Nearman's suit comes as the Supreme Court weighs Janus v. American Federation of State, County, and Municipal Employees, a challenge to the 1977 Abood case that allowed government agencies to force workers to pay union dues or fees as a condition of employment. Illinois state worker Mark Janus objected to the payments, arguing that he was being forced to subsidize political speech against his will since government unions make claims upon the taxpayer dollars, which is "inherently political." Nearman makes similar arguments in her suit pointing to SEIU's support for abortion, which violates her conscience as a devout Catholic.

If the Court overrules Abood, government employees like Nearman should gain the ability to opt out of paying agency fees. But Nearman's attorney, Jill Gibson, says there is no guarantee Local 503 quietly accepts such a ruling. She pointed to the union's attempt to maintain forced payments from home health aides even after the Supreme Court ruled a similar scheme unconstitutional in the 2014 Harris v. Quinn case. A separate suit had to be filed in Oregon to put an end to the deductions.

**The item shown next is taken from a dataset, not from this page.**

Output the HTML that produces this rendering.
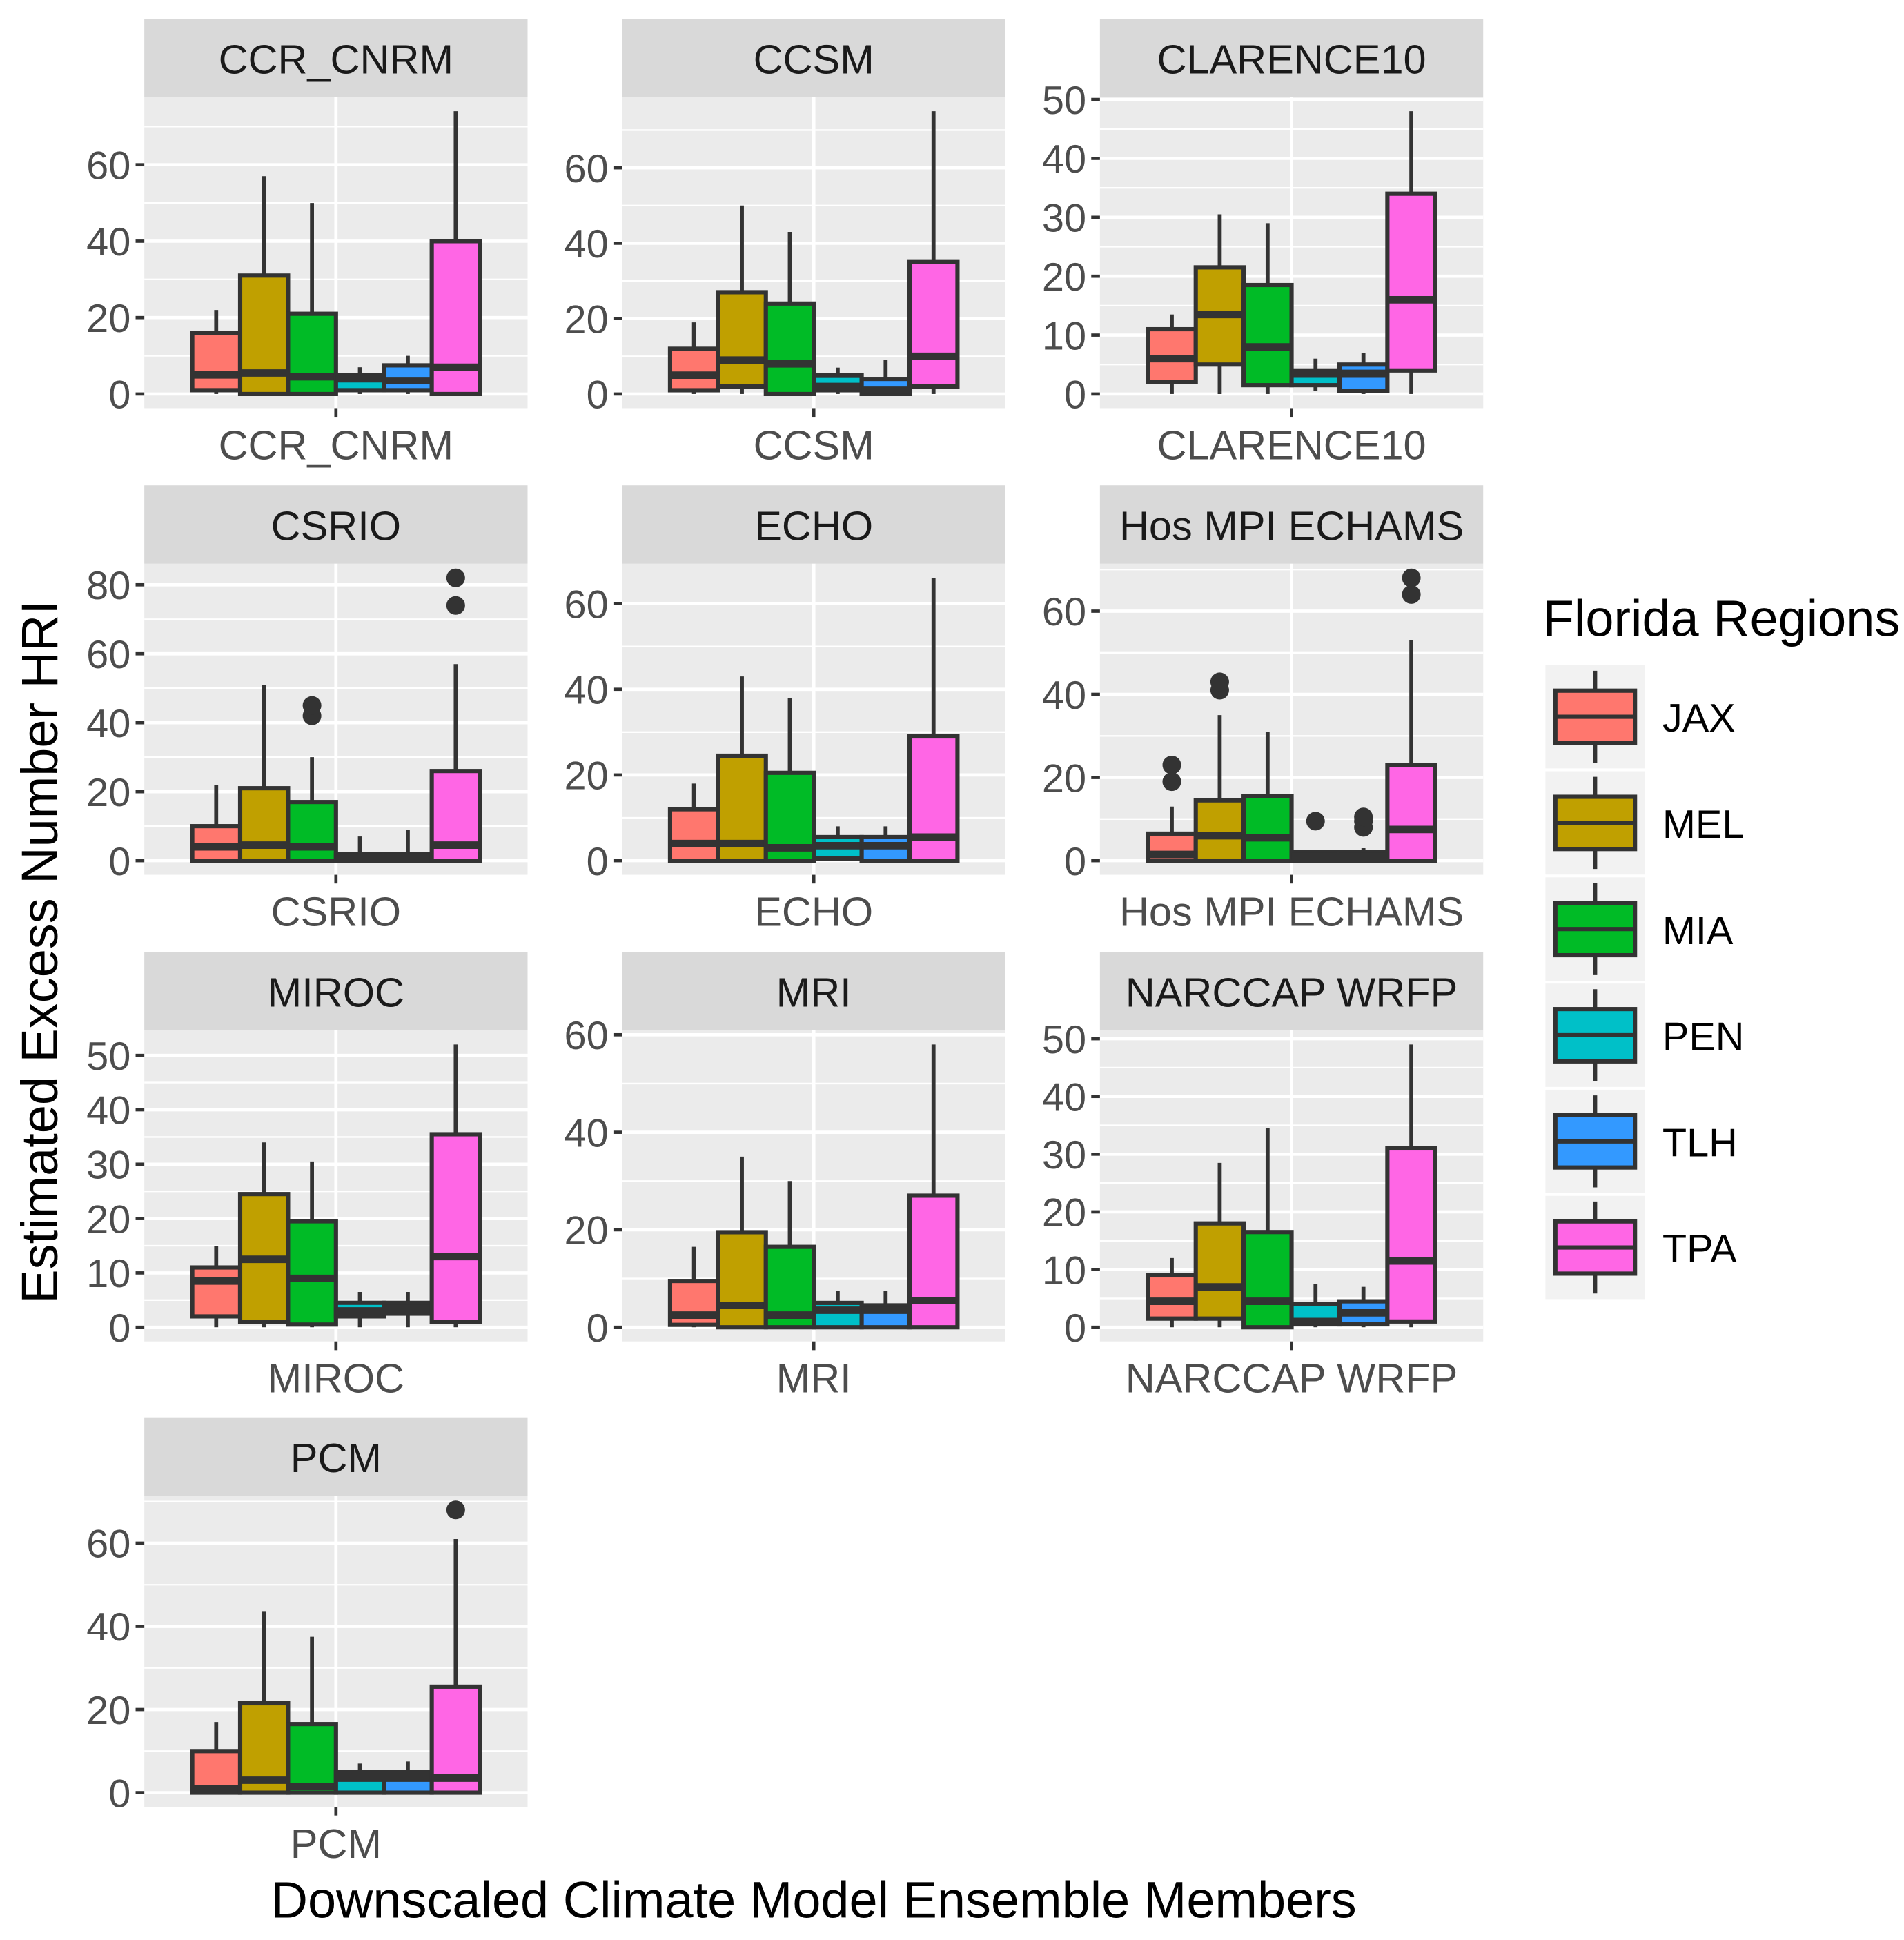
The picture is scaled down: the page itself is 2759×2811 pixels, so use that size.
<!DOCTYPE html>
<html><head><meta charset="utf-8"><style>
html,body{margin:0;padding:0;background:#fff}
svg{display:block}
text{font-family:"Liberation Sans",Arial,sans-serif}
</style></head><body>
<svg id="chart" width="2759" height="2811" viewBox="0 0 1530.2 1559" xmlns="http://www.w3.org/2000/svg">
<rect width="1530.2" height="1559" fill="#fff"/>
<g id="panels"></g>
<g id="legend"></g>
<text transform="translate(46,765) rotate(-90)" text-anchor="middle" font-size="41" fill="#000">Estimated Excess Number HRI</text>
<text x="654" y="1541" text-anchor="middle" font-size="41" fill="#000">Downscaled Climate Model Ensemble Members</text>
</svg>
<script>
// ---- data ----
const models = ["CCR_CNRM","CCSM","CLARENCE10","CSRIO","ECHO","Hos MPI ECHAMS","MIROC","MRI","NARCCAP WRFP","PCM"];
const regions = ["JAX","MEL","MIA","PEN","TLH","TPA"];
const colors = ["#FF776E","#C0A000","#00BB26","#00C0C8","#3399FF","#FF66E5"];
// each: [lowerWhisker, q1, median, q3, upperWhisker] per region
const stats_CCR_CNRM = [[0,1,5,16,22],[0,0,5.5,31,57],[0,0,4.5,21,50],[0,1,4,5,7],[0,1,3.5,7.5,10],[0,0,7,40,74]];
const stats_CCSM = [[0,1,5,12,19],[0,2,9,27,50],[0,0,8,24,43],[0,1,2,5,7],[0,0,1,4,9],[0,2,10,35,75]];
const stats_CLARENCE10 = [[0,2,6,11,13.5],[0,5,13.5,21.5,30.5],[0,1.5,8,18.5,29],[0.5,1.5,3.5,4,6],[0,0.5,3.5,5,7],[0,4,16,34,48]];
const stats_CSRIO = [[0,0,4,10,22],[0,0,4.5,21,51],[0,0,4,17,30],[0,0,1,2,7],[0,0,1,2,9],[0,0,4.5,26,57]];
const stats_ECHO = [[0,0,4,12,18],[0,0,4,24.5,43],[0,0,3,20.5,38],[0,0.5,3.5,5.5,8],[0,0,3.5,5.5,8],[0,0,5.5,29,66]];
const stats_HOS = [[0,0,1.5,6.5,13],[0,0,6,14.5,35],[0,0,5.5,15.5,31],[0,0,1,2,2],[0,0,1,2,3],[0,0,7.5,23,53]];
const stats_MIROC = [[0,2,8.5,11,15],[0,1,12.5,24.5,34],[0,0.5,9,19.5,30.5],[0,2,3,4.5,6.5],[0,2.5,3.5,4.5,6.5],[0,1,13,35.5,52]];
const stats_MRI = [[0,0.5,2.5,9.5,16.5],[0,0,4.5,19.5,35],[0,0,2.5,16.5,30],[0,0,3.5,5,7.5],[0,0,3.5,4.5,7.5],[0,0,5.5,27,58]];
const stats_NARCCAP = [[0,1.5,4.5,9,12],[0,1.5,7,18,28.5],[0,0,4.5,16.5,34.5],[0,0.5,1,4,7.5],[0,0.5,2.5,4.5,7],[0,1,11.5,31,49]];
const stats_PCM = [[0,0,1,10,17],[0,0,3,21.5,43.5],[0,0,1.5,16.5,37.5],[0,0,3.5,5,7],[0,0,3.5,5,7.5],[0,0,3.5,25.5,61]];
const allStats = [stats_CCR_CNRM,stats_CCSM,stats_CLARENCE10,stats_CSRIO,stats_ECHO,stats_HOS,stats_MIROC,stats_MRI,stats_NARCCAP,stats_PCM];
// outliers per model per region
const outliers = [
 [[],[],[],[],[],[]],
 [[],[],[],[],[],[]],
 [[],[],[],[],[],[]],
 [[],[],[42,45],[],[],[74,82]],
 [[],[],[],[],[],[]],
 [[19,23],[41,43],[],[9.5],[8,9.5,10.5],[64,68]],
 [[],[],[],[],[],[]],
 [[],[],[],[],[],[]],
 [[],[],[],[],[],[]],
 [[],[],[],[],[],[68]]
];
const tickSteps = [20,20,10,20,20,20,10,20,10,20];

const NS="http://www.w3.org/2000/svg";
function mk(tag,attrs,parent){const e=document.createElementNS(NS,tag);for(const k in attrs)e.setAttribute(k,attrs[k]);parent.appendChild(e);return e;}
const root=document.getElementById('panels');
const colX=[116,500,884], PW=308, rowY=[15,390,765,1139], SH=63, PH=250;

models.forEach((m,i)=>{
  const cx0=colX[i%3], top=rowY[Math.floor(i/3)];
  const g=mk('g',{},root);
  
  
  const strip=mk('rect',{x:cx0,y:top,width:PW,height:SH,fill:'#D9D9D9'},g);
  
  
  const st=mk('text',{x:cx0+PW/2,y:top+44,'text-anchor':'middle','font-size':33,fill:'#1a1a1a'},g);
  st.textContent=m;
  
  
  const py=top+SH;
  mk('rect',{x:cx0,y:py,width:PW,height:PH,fill:'#EBEBEB'},g);
  const s=allStats[i];
  let lo=Infinity,hi=-Infinity;
  s.forEach((b,j)=>{lo=Math.min(lo,b[0]);hi=Math.max(hi,b[4]);outliers[i][j].forEach(o=>{hi=Math.max(hi,o);lo=Math.min(lo,o);});});
  const r=hi-lo, dmin=lo-0.05*r, dmax=hi+0.05*r;
  const Y=v=>py+PH-(v-dmin)/(dmax-dmin)*PH;
  const step=tickSteps[i];
  for(let t=0;t<=dmax;t+=step/2){
    const major=(Math.round(t/step*2)%2===0);
    mk('line',{x1:cx0,x2:cx0+PW,y1:Y(t),y2:Y(t),stroke:'#fff','stroke-width':major?2.6:1.3},g);
    if(major){
      mk('line',{x1:cx0-7,x2:cx0,y1:Y(t),y2:Y(t),stroke:'#333','stroke-width':2.6},g);
      const tl=mk('text',{x:cx0-11,y:Y(t)+11.5,'text-anchor':'end','font-size':32,fill:'#4d4d4d'},g);
      tl.textContent=t;
      
      
    }
  }
  const cxm=cx0+PW/2;
  mk('line',{x1:cxm,x2:cxm,y1:py,y2:py+PH,stroke:'#fff','stroke-width':2.6},g);
  mk('line',{x1:cxm,x2:cxm,y1:py+PH,y2:py+PH+7,stroke:'#333','stroke-width':2.6},g);
  const xl=mk('text',{x:cxm,y:py+PH+41,'text-anchor':'middle','font-size':33,fill:'#4d4d4d'},g);
  xl.textContent=m;
  
  
  const unit=PW/1.2, bw=0.9*unit/6, start=cxm-0.45*unit;
  s.forEach((b,j)=>{
    const bx=start+j*bw, bc=bx+bw/2;
    const bg=mk('g',{},g);
    
    
    mk('line',{x1:bc,x2:bc,y1:Y(b[4]),y2:Y(b[3]),stroke:'#333','stroke-width':3.2},bg);
    mk('line',{x1:bc,x2:bc,y1:Y(b[1]),y2:Y(b[0]),stroke:'#333','stroke-width':3.2},bg);
    mk('rect',{x:bx,y:Y(b[3]),width:bw,height:Math.max(Y(b[1])-Y(b[3]),0.1),fill:colors[j],stroke:'#333','stroke-width':3.4},bg);
    mk('line',{x1:bx,x2:bx+bw,y1:Y(b[2]),y2:Y(b[2]),stroke:'#333','stroke-width':6},bg);
    outliers[i][j].forEach(o=>{
      const c=mk('circle',{cx:bc,cy:Y(o),r:7.5,fill:'#333'},bg);
      
      
    });
  });
});

const lg=document.getElementById('legend');
const lt=mk('text',{x:1240,y:511,'font-size':41,fill:'#000'},lg);
lt.textContent='Florida Regions';


regions.forEach((rn,j)=>{
  const cy=576+j*85.3;
  const e=mk('g',{},lg);
  
  
  mk('rect',{x:1242,y:cy-41.5,width:80,height:83,fill:'#F2F2F2'},e);
  mk('line',{x1:1282,x2:1282,y1:cy-37,y2:cy+37,stroke:'#333','stroke-width':3.2},e);
  mk('rect',{x:1250,y:cy-21,width:64,height:42,fill:colors[j],stroke:'#333','stroke-width':3.4},e);
  mk('line',{x1:1250,x2:1314,y1:cy,y2:cy,stroke:'#333','stroke-width':3.4},e);
  const t=mk('text',{x:1336,y:cy+12,'font-size':32,fill:'#000'},e);
  t.textContent=rn;
});
</script>
</body></html>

"SEIU has tried to circumvent past Supreme Court rulings.… I expect the same type of behavior this time around after Janus is decided," Gibson said. "We're ready for you this time."

The suit was filed with assistance from the National Right to Work Legal Defense Foundation. Mark Mix, the nonprofit's president, said that case will help to ensure worker freedom.

"It is wrong that Nearman has been forced by her state government to subsidize an organization that dragged her husband's name through the mud," Mix said in a statement. "Union bosses seize workers' hard-earned money to support issues that violate the workers' consciences, which is contrary to the heart of the First Amendment."